WHAT TO PRODUCE :: Include in the output exactly the lines from the opening of the data through the line containing "var yTicks = [0, 25, 50];", and nothing more.

GIVEN DATA ::
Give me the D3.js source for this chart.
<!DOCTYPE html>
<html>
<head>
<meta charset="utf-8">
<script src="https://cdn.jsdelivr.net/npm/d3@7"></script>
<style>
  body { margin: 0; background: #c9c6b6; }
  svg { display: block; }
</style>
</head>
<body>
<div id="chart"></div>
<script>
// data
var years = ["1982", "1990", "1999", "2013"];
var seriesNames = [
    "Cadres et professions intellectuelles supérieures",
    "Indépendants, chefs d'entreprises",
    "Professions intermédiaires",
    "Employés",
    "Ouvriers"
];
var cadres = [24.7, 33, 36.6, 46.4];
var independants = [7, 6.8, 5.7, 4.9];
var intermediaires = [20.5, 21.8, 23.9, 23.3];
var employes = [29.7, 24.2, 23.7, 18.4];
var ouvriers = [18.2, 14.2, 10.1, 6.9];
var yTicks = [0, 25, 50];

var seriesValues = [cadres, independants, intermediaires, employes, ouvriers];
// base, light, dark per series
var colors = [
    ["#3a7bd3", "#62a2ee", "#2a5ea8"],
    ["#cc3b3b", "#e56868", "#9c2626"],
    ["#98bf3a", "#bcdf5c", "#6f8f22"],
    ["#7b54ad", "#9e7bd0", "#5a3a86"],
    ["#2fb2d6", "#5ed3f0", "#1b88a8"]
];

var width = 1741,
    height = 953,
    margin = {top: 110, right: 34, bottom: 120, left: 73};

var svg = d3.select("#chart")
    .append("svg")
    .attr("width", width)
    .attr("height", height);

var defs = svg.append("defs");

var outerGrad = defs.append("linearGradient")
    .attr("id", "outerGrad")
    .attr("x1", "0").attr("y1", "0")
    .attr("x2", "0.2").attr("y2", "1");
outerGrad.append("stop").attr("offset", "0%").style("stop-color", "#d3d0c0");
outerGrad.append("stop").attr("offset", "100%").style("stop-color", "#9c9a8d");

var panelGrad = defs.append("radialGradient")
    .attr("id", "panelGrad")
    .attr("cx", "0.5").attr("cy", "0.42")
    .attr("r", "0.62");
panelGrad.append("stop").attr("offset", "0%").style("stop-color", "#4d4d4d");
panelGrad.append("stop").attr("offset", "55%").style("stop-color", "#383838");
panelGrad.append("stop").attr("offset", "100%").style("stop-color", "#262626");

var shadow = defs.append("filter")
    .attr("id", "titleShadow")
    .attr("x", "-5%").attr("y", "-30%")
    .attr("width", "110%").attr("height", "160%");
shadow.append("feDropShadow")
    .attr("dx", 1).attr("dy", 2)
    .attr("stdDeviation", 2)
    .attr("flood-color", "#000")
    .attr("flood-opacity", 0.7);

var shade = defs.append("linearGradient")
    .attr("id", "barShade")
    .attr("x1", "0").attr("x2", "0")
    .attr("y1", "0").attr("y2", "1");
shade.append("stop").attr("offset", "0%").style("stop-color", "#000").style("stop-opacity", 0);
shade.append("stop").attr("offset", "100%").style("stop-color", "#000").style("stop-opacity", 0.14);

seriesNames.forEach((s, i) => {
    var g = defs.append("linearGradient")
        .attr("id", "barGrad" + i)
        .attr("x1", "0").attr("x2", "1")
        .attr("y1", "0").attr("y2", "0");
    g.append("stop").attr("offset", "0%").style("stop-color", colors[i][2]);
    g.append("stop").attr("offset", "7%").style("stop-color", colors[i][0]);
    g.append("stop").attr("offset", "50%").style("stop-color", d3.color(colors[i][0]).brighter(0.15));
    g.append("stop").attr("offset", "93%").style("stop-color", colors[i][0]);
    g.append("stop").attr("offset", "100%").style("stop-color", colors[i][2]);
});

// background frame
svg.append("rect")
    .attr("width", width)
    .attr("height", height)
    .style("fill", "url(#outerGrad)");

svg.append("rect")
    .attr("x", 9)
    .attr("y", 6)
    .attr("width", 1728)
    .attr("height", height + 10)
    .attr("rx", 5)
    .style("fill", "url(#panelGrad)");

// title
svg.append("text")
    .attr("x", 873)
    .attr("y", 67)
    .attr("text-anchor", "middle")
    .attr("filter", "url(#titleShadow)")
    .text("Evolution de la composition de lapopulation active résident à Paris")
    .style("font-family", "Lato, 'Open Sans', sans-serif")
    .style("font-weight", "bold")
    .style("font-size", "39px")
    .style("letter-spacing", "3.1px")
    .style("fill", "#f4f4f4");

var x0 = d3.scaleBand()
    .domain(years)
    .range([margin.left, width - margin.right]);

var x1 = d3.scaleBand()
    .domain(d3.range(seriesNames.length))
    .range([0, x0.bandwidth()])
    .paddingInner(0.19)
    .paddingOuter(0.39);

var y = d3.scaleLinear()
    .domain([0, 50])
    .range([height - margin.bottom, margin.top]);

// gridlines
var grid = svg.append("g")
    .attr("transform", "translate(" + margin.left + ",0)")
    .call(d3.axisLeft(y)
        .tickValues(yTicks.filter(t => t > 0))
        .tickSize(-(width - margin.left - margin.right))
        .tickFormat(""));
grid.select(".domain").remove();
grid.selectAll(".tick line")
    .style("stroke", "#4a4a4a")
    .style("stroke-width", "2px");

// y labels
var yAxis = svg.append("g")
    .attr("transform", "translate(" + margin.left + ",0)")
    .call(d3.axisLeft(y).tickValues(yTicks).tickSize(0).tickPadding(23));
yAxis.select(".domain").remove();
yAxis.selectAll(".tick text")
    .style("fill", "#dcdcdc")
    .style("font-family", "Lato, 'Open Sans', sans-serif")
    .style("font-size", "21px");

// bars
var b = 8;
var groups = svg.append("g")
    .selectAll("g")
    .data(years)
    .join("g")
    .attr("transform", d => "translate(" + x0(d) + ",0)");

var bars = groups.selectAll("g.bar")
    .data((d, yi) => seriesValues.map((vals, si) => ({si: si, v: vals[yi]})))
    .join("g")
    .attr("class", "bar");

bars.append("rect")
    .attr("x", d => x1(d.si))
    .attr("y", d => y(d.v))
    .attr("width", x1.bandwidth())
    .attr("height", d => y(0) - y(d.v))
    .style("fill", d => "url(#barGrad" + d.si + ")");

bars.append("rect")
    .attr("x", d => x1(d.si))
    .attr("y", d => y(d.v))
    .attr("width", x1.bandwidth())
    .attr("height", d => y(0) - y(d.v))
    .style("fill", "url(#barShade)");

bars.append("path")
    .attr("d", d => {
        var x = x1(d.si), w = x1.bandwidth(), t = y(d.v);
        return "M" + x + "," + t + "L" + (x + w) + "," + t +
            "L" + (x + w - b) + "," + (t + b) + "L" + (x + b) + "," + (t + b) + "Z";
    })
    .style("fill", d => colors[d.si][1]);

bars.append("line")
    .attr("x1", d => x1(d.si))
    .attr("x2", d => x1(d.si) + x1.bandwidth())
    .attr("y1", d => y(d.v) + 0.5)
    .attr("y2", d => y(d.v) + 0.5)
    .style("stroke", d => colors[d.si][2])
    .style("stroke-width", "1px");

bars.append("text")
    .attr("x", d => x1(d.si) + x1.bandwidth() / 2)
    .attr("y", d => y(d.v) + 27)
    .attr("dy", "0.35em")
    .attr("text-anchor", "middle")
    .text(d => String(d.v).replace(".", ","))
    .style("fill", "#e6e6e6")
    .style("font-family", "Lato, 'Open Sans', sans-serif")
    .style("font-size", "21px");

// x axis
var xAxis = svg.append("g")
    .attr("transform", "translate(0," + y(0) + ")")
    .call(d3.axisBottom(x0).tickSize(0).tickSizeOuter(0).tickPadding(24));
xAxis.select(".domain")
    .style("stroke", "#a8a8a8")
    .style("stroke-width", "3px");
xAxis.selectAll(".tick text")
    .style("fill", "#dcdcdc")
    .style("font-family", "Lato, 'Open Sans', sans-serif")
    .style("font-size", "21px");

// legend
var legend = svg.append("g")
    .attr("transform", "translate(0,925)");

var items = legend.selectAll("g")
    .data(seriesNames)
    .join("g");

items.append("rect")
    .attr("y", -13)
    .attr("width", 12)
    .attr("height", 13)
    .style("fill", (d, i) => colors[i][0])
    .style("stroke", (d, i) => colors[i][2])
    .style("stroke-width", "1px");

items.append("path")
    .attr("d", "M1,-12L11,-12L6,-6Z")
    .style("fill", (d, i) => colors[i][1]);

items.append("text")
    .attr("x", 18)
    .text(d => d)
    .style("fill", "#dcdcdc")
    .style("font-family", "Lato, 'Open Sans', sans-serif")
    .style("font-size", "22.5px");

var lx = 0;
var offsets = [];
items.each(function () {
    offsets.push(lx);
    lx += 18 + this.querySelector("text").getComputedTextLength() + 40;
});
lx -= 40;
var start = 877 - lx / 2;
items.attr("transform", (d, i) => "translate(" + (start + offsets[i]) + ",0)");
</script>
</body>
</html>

TASK SOLUTION ::
Give me the D3.js source for this chart.
<!DOCTYPE html>
<html>
<head>
<meta charset="utf-8">
<script src="https://cdn.jsdelivr.net/npm/d3@7"></script>
<style>
  body { margin: 0; background: #c9c6b6; }
  svg { display: block; }
</style>
</head>
<body>
<div id="chart"></div>
<script>
// data
var years = ["1982", "1990", "1999", "2013"];
var seriesNames = [
    "Cadres et professions intellectuelles supérieures",
    "Indépendants, chefs d'entreprises",
    "Professions intermédiaires",
    "Employés",
    "Ouvriers"
];
var cadres = [24.7, 33, 36.6, 46.4];
var independants = [7, 6.8, 5.7, 4.9];
var intermediaires = [20.5, 21.8, 23.9, 23.3];
var employes = [29.7, 24.2, 23.7, 18.4];
var ouvriers = [18.2, 14.2, 10.1, 6.9];
var yTicks = [0, 25, 50];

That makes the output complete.